### Data excerpts
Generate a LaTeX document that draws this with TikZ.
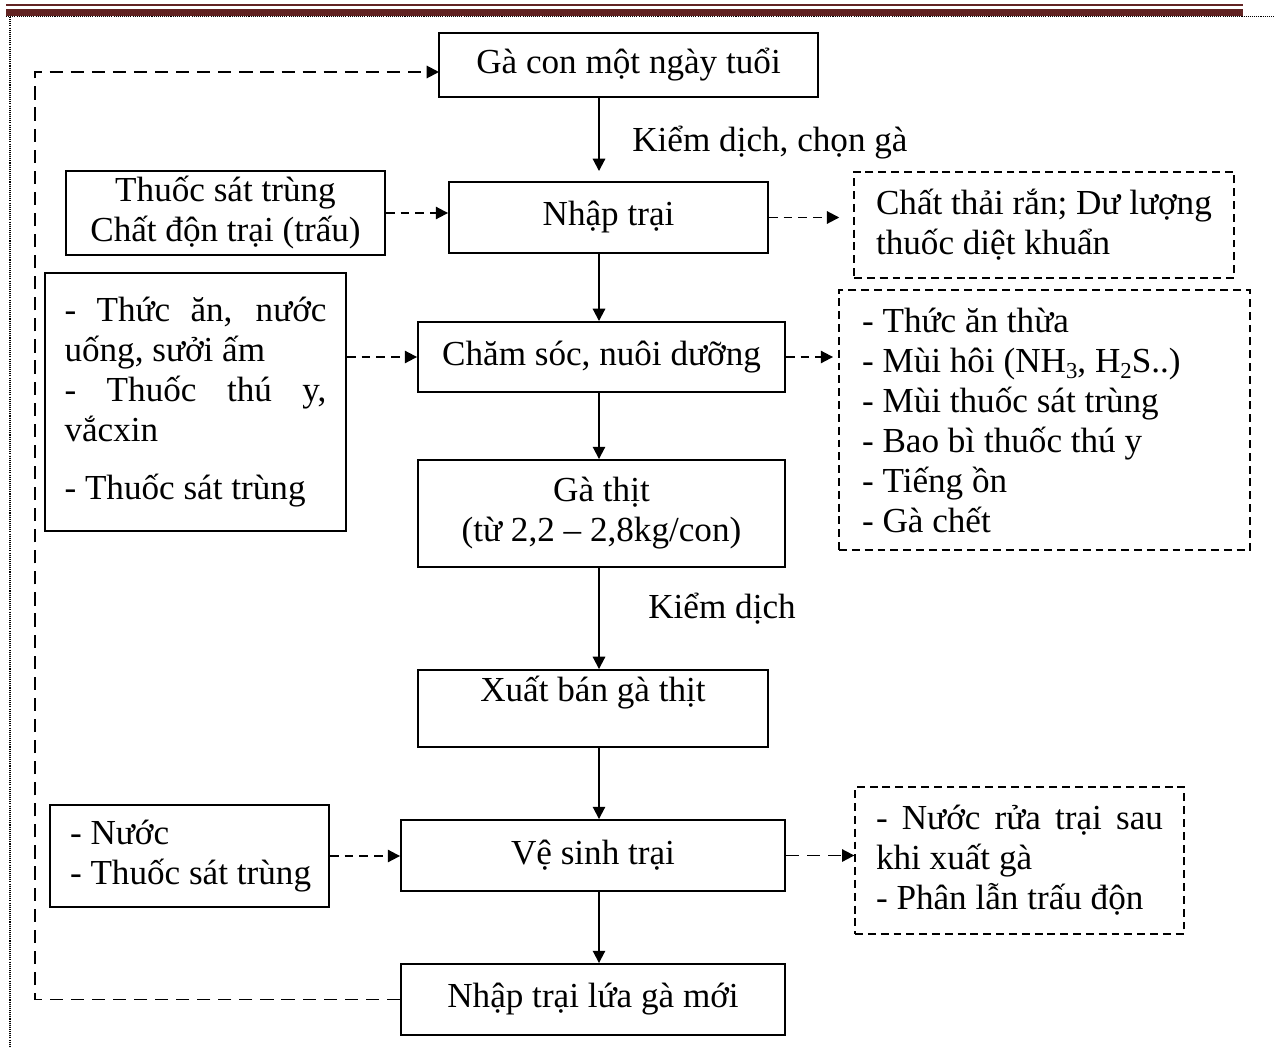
\documentclass[tikz,border=0pt]{standalone}
\usepackage{fontspec}
\setmainfont{Liberation Serif}
\usetikzlibrary{arrows.meta,calc}
\definecolor{hdrred}{HTML}{622423}
\newcommand{\chemsub}[1]{\raisebox{-0.18em}{\fontsize{13pt}{13pt}\selectfont #1}}
\begin{document}
\begin{tikzpicture}[x=0.02cm,y=-0.02cm,
  font=\fontsize{20pt}{22.76pt}\selectfont,
  box/.style={draw, line width=1.1pt, inner sep=0pt, align=center},
  dbox/.style={draw, line width=0.8pt, dash pattern=on 4.5pt off 2.8pt, inner ysep=0pt},
  flow/.style={line width=1.1pt, -{Triangle[length=7pt,width=7pt]}},
  side/.style={line width=1.1pt, dash pattern=on 5pt off 3.4pt, -{Triangle[length=7pt,width=7pt]}},
  loopline/.style={line width=1.1pt, dash pattern=on 7.5pt off 4.5pt},
  lbl/.style={inner sep=0pt, anchor=base west}
]
\useasboundingbox (0,0) rectangle (1275,1048);
% header rules and page frame
\fill[hdrred] (6,4) rectangle (1243,6);
\fill[hdrred] (6,9) rectangle (1243,16);
\draw[line width=0.6pt, dash pattern=on 0.6pt off 0.6pt] (6,16.5) -- (1275,16.5);
\draw[line width=0.6pt, dash pattern=on 0.6pt off 0.6pt] (10,17) -- (10,1048);

\coordinate (axis) at (599,0);

% main column
\node[box, minimum width=7.58cm, minimum height=1.28cm] (chick) at (628.5,65) {Gà con một ngày tuổi};
\node[box, minimum width=6.38cm, minimum height=1.42cm] (nhap) at (608.5,217.5) {Nhập trại};
\node[box, minimum width=7.34cm, minimum height=1.4cm] (chs) at (601.5,357) {Chăm sóc, nuôi dưỡng};
\node[box, minimum width=7.34cm, minimum height=2.14cm] (gathit) at (601.5,513.5) {Gà thịt\\(từ 2,2 – 2,8kg/con)};
\node[box, minimum width=7.0cm, minimum height=1.54cm] (xuat) at (593,708.5) {Xuất bán gà thịt\\\mbox{}};
\node[box, minimum width=7.68cm, minimum height=1.42cm] (vesinh) at (593,855.5) {Vệ sinh trại};
\node[box, minimum width=7.68cm, minimum height=1.42cm] (newlot) at (593,999.5) {Nhập trại lứa gà mới};

% labels
\node[lbl] (lab1) at (632,151) {Kiểm dịch, chọn gà};
\node[lbl] (lab2) at (648,618) {Kiểm dịch};

% input boxes
\node[box, minimum width=6.38cm, minimum height=1.68cm] (inp1) at (225.5,213) {Thuốc sát trùng\\Chất độn trại (trấu)};
\node[box, minimum width=6.02cm, minimum height=5.16cm, inner xsep=0.39cm, text width=5.24cm, align=justify] (inp2) at (195.5,402)
  {- Thức ăn, nước\linebreak uống, sưởi ấm\par - Thuốc thú y,\linebreak vắcxin\par\vspace{0.36cm}- Thuốc sát trùng};
\node[box, minimum width=5.58cm, minimum height=2.04cm, inner xsep=0.4cm, text width=4.78cm, align=flush left] (inp3) at (189.5,856)
  {\mbox{- Nước}\\\mbox{- Thuốc sát trùng}};

% output boxes
\node[dbox, minimum width=7.6cm, minimum height=2.12cm, inner xsep=0.44cm, text width=6.72cm, align=flush left] (out1) at (1044,225)
  {\mbox{Chất thải rắn; Dư lượng}\\\mbox{thuốc diệt khuẩn}};
\node[dbox, minimum width=8.22cm, minimum height=5.2cm, inner xsep=0.46cm, text width=7.3cm, align=flush left] (out2) at (1044.5,420)
  {\mbox{- Thức ăn thừa}\\\mbox{- Mùi hôi (NH\chemsub{3}, H\chemsub{2}S..)}\\\mbox{- Mùi thuốc sát trùng}\\\mbox{- Bao bì thuốc thú y}\\\mbox{- Tiếng ồn}\\\mbox{- Gà chết}};
\node[dbox, minimum width=6.58cm, minimum height=2.94cm, inner xsep=0.42cm, text width=5.74cm, align=justify] (out3) at (1019.5,860.5)
  {- Nước rửa trại sau\linebreak khi xuất gà\par - Phân lẫn trấu độn};

% main flow
\draw[flow, shorten >=10*0.569pt] (chick.south -| axis) -- (nhap.north -| axis);
\draw[flow] (nhap.south -| axis) -- (chs.north -| axis);
\draw[flow] (chs.south -| axis) -- (gathit.north -| axis);
\draw[flow] (gathit.south -| axis) -- (xuat.north -| axis);
\draw[flow] (xuat.south -| axis) -- (vesinh.north -| axis);
\draw[flow] (vesinh.south -| axis) -- (newlot.north -| axis);

% side flows
\draw[side] (inp1.east) -- (inp1.east -| nhap.west);
\draw[side, shorten >=8pt] (nhap.east) -- (nhap.east -| out1.west);
\draw[side] (chs.west -| inp2.east) -- (chs.west);
\draw[side, shorten >=3pt] (chs.east) -- (chs.east -| out2.west);
\draw[side] (inp3.east) -- (inp3.east -| vesinh.west);
\draw[loopline, -{Triangle[length=7pt,width=7pt]}] (vesinh.east) -- (vesinh.east -| out3.west);

% feedback loop
\coordinate (lpx) at (35,0);
\coordinate (chickin) at (439,72);
\draw[loopline, -{Triangle[length=7pt,width=7pt]}] (newlot.west) -- (newlot.west -| lpx) -- (lpx |- chickin) -- (chickin);
\end{tikzpicture}
\end{document}
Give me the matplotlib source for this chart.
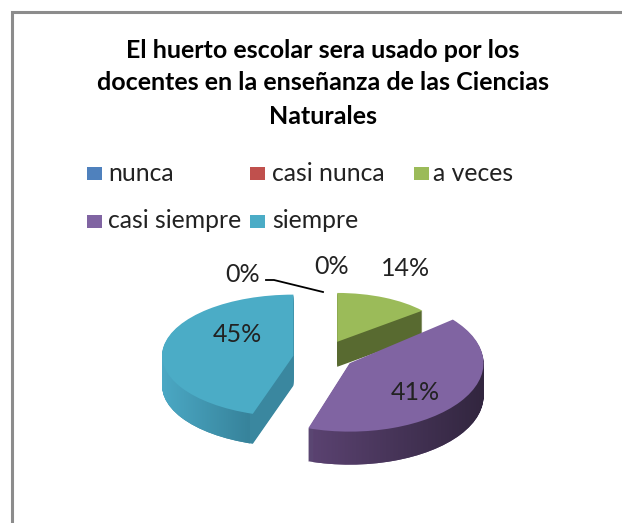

### What to work on
Read through the entries and copy each line in which "this" appears.

### Reply to the exercise
Generate a LaTeX document that draws this with TikZ.
Give me the matplotlib source for this chart.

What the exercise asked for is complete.